--- Exercise description ---
Reproduce the listing below exactly, beginning with its first line and ending with the line that holds "(c) at (343,261)"; pictures are not part of the copy.

--- Records ---
==============================
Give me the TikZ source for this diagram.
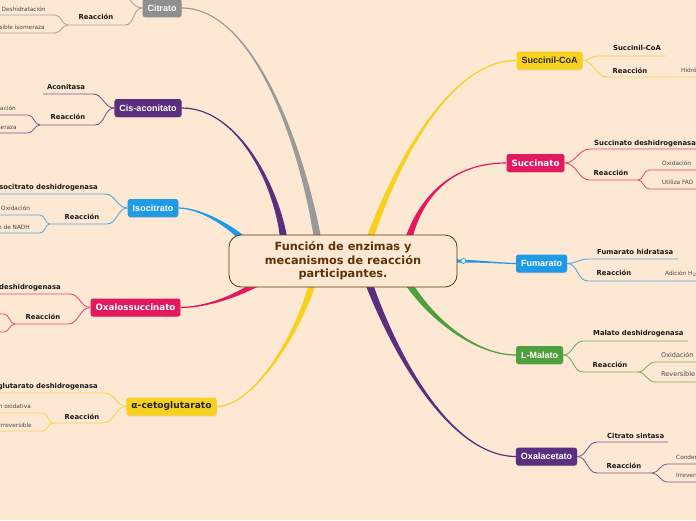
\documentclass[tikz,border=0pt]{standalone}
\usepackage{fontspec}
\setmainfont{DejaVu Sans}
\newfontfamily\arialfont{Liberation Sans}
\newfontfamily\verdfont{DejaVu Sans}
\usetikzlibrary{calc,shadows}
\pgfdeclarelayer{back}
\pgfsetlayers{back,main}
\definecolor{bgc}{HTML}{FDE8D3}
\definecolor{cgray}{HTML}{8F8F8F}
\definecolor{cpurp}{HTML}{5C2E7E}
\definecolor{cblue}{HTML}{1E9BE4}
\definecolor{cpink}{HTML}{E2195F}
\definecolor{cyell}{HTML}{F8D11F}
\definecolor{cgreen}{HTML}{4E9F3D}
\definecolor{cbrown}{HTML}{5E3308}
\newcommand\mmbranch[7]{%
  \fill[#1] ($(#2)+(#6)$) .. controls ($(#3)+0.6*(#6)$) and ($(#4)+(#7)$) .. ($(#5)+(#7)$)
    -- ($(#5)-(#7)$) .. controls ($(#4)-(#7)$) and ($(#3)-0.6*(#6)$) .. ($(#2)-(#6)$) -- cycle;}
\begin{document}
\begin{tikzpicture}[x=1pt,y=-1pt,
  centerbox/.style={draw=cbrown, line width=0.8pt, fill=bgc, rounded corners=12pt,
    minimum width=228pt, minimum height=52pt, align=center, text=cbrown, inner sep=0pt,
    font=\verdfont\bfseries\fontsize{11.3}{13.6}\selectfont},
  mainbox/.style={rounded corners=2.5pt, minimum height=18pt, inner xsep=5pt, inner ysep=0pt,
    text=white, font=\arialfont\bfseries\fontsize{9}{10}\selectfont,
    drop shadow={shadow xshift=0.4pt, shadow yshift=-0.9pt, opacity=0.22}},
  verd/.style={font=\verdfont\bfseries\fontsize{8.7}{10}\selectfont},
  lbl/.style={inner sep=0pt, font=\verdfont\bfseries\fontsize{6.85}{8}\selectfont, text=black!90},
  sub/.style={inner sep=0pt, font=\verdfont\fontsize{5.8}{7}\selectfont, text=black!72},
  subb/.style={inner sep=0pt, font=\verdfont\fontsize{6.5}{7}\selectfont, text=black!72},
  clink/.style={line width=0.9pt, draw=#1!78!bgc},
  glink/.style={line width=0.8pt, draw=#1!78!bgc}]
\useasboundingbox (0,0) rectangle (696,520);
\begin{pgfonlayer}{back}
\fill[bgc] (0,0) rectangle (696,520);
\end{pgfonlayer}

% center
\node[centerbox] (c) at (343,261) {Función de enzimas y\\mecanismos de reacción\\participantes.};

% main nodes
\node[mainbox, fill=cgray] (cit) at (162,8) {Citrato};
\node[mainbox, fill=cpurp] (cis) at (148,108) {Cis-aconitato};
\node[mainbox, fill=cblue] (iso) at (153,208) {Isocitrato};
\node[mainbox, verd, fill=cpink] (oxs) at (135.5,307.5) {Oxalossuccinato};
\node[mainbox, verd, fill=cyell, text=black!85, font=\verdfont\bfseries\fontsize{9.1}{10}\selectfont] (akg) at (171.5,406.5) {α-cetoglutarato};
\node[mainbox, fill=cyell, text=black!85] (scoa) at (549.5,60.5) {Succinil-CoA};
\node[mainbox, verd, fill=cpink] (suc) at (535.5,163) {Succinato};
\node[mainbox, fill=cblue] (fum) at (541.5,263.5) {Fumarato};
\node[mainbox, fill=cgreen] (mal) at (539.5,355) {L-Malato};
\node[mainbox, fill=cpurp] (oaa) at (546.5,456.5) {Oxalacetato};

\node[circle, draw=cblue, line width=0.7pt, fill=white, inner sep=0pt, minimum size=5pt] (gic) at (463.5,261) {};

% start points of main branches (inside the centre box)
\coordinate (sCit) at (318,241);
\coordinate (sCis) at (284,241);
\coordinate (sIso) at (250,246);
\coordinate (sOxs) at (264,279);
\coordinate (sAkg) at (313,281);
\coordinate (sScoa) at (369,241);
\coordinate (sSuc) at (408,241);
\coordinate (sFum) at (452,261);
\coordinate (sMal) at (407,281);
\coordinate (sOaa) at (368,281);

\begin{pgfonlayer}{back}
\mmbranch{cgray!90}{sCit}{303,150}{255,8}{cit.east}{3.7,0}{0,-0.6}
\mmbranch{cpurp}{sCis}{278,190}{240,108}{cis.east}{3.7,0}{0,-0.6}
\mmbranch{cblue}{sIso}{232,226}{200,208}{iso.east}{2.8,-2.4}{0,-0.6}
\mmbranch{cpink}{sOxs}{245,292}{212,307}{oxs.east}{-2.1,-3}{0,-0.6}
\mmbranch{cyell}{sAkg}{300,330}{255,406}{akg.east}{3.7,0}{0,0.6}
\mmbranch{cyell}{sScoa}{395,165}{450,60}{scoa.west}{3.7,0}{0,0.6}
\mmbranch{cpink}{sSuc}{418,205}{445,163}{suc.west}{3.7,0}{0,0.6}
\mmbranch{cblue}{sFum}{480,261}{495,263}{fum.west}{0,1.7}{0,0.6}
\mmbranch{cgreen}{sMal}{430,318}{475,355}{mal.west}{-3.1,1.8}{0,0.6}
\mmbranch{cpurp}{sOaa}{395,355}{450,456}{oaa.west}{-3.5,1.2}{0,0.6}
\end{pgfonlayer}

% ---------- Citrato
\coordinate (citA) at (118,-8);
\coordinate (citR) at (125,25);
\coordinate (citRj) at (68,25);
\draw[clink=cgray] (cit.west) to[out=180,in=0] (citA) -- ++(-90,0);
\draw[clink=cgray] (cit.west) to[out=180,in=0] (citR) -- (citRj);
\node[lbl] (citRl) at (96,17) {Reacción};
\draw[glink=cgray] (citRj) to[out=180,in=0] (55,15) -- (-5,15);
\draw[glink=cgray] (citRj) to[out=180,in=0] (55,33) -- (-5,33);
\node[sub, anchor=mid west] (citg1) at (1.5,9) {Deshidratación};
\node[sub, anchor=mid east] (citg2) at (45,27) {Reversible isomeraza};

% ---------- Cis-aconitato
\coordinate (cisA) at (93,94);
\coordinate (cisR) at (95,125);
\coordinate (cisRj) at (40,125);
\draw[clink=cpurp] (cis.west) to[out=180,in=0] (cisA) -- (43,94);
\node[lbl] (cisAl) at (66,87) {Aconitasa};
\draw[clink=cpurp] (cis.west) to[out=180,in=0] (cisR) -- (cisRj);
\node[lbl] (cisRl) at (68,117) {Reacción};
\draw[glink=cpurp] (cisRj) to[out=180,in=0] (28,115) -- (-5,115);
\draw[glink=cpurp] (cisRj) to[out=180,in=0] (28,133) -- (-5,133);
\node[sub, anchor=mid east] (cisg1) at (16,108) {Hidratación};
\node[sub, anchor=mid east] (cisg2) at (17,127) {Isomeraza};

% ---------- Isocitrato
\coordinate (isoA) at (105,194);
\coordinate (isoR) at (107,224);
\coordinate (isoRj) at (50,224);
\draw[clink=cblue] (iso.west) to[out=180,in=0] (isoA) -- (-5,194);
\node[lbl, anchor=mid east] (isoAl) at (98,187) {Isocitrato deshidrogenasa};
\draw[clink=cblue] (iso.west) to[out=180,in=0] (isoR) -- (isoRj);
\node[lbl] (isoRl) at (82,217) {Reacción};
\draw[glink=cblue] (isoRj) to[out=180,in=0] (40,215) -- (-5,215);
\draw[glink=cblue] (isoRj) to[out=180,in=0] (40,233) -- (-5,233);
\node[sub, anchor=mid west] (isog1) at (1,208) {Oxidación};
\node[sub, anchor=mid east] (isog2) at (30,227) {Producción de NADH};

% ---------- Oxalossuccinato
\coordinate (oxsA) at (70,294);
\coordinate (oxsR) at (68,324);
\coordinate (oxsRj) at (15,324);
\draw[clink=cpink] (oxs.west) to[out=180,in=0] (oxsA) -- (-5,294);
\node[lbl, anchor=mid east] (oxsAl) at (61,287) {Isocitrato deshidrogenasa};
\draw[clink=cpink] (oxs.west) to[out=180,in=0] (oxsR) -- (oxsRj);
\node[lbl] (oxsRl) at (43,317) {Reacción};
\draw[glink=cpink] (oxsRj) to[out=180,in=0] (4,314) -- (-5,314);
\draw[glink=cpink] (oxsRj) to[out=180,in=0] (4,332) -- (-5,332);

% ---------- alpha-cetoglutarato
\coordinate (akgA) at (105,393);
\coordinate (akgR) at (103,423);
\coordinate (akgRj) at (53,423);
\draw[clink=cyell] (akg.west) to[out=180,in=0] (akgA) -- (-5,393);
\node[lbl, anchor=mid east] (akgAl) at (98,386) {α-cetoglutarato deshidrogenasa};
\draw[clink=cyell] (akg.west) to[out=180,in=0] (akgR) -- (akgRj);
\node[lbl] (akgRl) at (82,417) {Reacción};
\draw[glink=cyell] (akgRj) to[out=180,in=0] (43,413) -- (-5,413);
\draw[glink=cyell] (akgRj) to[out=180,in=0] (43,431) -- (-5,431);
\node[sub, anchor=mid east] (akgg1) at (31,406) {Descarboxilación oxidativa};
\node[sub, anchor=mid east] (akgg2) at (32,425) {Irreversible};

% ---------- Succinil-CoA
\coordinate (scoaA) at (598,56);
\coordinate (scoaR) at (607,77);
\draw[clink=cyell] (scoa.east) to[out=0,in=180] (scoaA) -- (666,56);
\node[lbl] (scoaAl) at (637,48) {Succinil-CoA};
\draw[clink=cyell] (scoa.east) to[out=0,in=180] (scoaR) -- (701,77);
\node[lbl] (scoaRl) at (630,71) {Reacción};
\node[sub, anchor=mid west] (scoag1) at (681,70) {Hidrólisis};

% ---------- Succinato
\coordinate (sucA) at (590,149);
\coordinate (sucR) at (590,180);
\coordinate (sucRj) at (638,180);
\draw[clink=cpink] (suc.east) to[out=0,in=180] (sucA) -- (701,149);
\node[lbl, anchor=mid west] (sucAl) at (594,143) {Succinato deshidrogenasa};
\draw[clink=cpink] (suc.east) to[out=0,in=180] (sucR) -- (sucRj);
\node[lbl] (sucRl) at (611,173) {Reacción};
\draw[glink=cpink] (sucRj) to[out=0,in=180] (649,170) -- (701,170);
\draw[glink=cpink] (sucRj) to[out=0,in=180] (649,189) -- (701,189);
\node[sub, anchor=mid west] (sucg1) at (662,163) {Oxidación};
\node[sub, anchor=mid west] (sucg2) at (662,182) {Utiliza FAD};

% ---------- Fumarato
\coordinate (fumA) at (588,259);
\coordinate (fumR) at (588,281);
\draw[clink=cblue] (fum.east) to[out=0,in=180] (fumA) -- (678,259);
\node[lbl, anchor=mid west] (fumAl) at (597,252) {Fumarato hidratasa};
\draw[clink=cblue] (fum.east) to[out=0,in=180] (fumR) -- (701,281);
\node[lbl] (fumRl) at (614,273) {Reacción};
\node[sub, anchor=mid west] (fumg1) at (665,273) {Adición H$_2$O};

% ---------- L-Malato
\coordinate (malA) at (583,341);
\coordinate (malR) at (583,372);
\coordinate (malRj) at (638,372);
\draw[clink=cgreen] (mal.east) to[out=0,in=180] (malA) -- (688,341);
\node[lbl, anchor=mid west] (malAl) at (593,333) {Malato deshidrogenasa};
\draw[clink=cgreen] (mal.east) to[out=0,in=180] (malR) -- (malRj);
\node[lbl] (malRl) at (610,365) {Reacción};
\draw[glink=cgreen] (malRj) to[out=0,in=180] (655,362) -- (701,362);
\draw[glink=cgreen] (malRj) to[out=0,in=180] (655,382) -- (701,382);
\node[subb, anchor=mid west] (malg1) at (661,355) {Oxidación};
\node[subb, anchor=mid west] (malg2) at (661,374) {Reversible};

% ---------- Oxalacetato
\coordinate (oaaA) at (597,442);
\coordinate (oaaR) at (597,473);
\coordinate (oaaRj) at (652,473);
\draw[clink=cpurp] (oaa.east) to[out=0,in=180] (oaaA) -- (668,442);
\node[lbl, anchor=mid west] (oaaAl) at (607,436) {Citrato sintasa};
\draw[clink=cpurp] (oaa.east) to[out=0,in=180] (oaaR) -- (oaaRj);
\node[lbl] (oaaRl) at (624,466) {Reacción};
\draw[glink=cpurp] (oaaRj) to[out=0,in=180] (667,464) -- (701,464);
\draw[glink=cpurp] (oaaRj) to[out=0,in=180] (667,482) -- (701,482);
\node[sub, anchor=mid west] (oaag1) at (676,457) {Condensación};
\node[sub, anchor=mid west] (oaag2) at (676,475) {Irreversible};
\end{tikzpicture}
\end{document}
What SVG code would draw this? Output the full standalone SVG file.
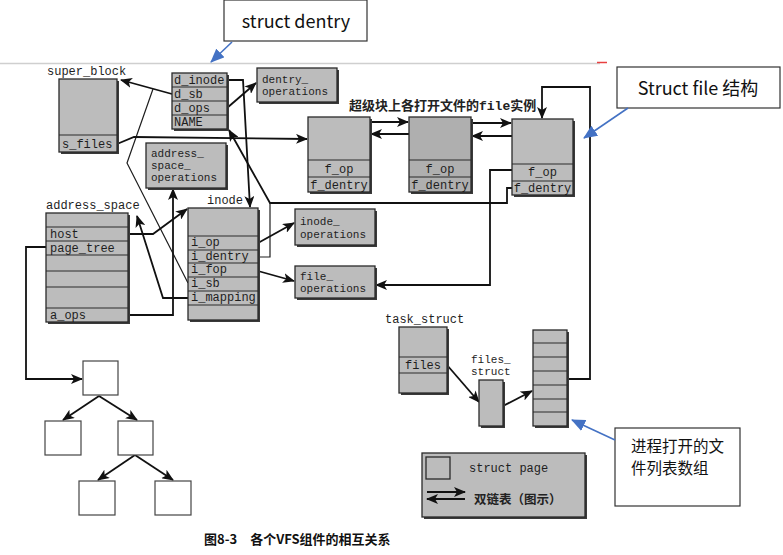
==============================
--- Reply ---
Give me the TikZ source for this diagram.
\documentclass[tikz,border=0pt]{standalone}
\usepackage{fontspec}
\setmainfont{DejaVu Sans}
\newfontfamily\arialfont{Liberation Sans}
\newfontfamily\verdfont{DejaVu Sans}
\usetikzlibrary{calc,shadows}
\pgfdeclarelayer{back}
\pgfsetlayers{back,main}
\definecolor{bgc}{HTML}{FDE8D3}
\definecolor{cgray}{HTML}{8F8F8F}
\definecolor{cpurp}{HTML}{5C2E7E}
\definecolor{cblue}{HTML}{1E9BE4}
\definecolor{cpink}{HTML}{E2195F}
\definecolor{cyell}{HTML}{F8D11F}
\definecolor{cgreen}{HTML}{4E9F3D}
\definecolor{cbrown}{HTML}{5E3308}
\newcommand\mmbranch[7]{%
  \fill[#1] ($(#2)+(#6)$) .. controls ($(#3)+0.6*(#6)$) and ($(#4)+(#7)$) .. ($(#5)+(#7)$)
    -- ($(#5)-(#7)$) .. controls ($(#4)-(#7)$) and ($(#3)-0.6*(#6)$) .. ($(#2)-(#6)$) -- cycle;}
\begin{document}
\begin{tikzpicture}[x=1pt,y=-1pt,
  centerbox/.style={draw=cbrown, line width=0.8pt, fill=bgc, rounded corners=12pt,
    minimum width=228pt, minimum height=52pt, align=center, text=cbrown, inner sep=0pt,
    font=\verdfont\bfseries\fontsize{11.3}{13.6}\selectfont},
  mainbox/.style={rounded corners=2.5pt, minimum height=18pt, inner xsep=5pt, inner ysep=0pt,
    text=white, font=\arialfont\bfseries\fontsize{9}{10}\selectfont,
    drop shadow={shadow xshift=0.4pt, shadow yshift=-0.9pt, opacity=0.22}},
  verd/.style={font=\verdfont\bfseries\fontsize{8.7}{10}\selectfont},
  lbl/.style={inner sep=0pt, font=\verdfont\bfseries\fontsize{6.85}{8}\selectfont, text=black!90},
  sub/.style={inner sep=0pt, font=\verdfont\fontsize{5.8}{7}\selectfont, text=black!72},
  subb/.style={inner sep=0pt, font=\verdfont\fontsize{6.5}{7}\selectfont, text=black!72},
  clink/.style={line width=0.9pt, draw=#1!78!bgc},
  glink/.style={line width=0.8pt, draw=#1!78!bgc}]
\useasboundingbox (0,0) rectangle (696,520);
\begin{pgfonlayer}{back}
\fill[bgc] (0,0) rectangle (696,520);
\end{pgfonlayer}

% center
\node[centerbox] (c) at (343,261) {Función de enzimas y\\mecanismos de reacción\\participantes.};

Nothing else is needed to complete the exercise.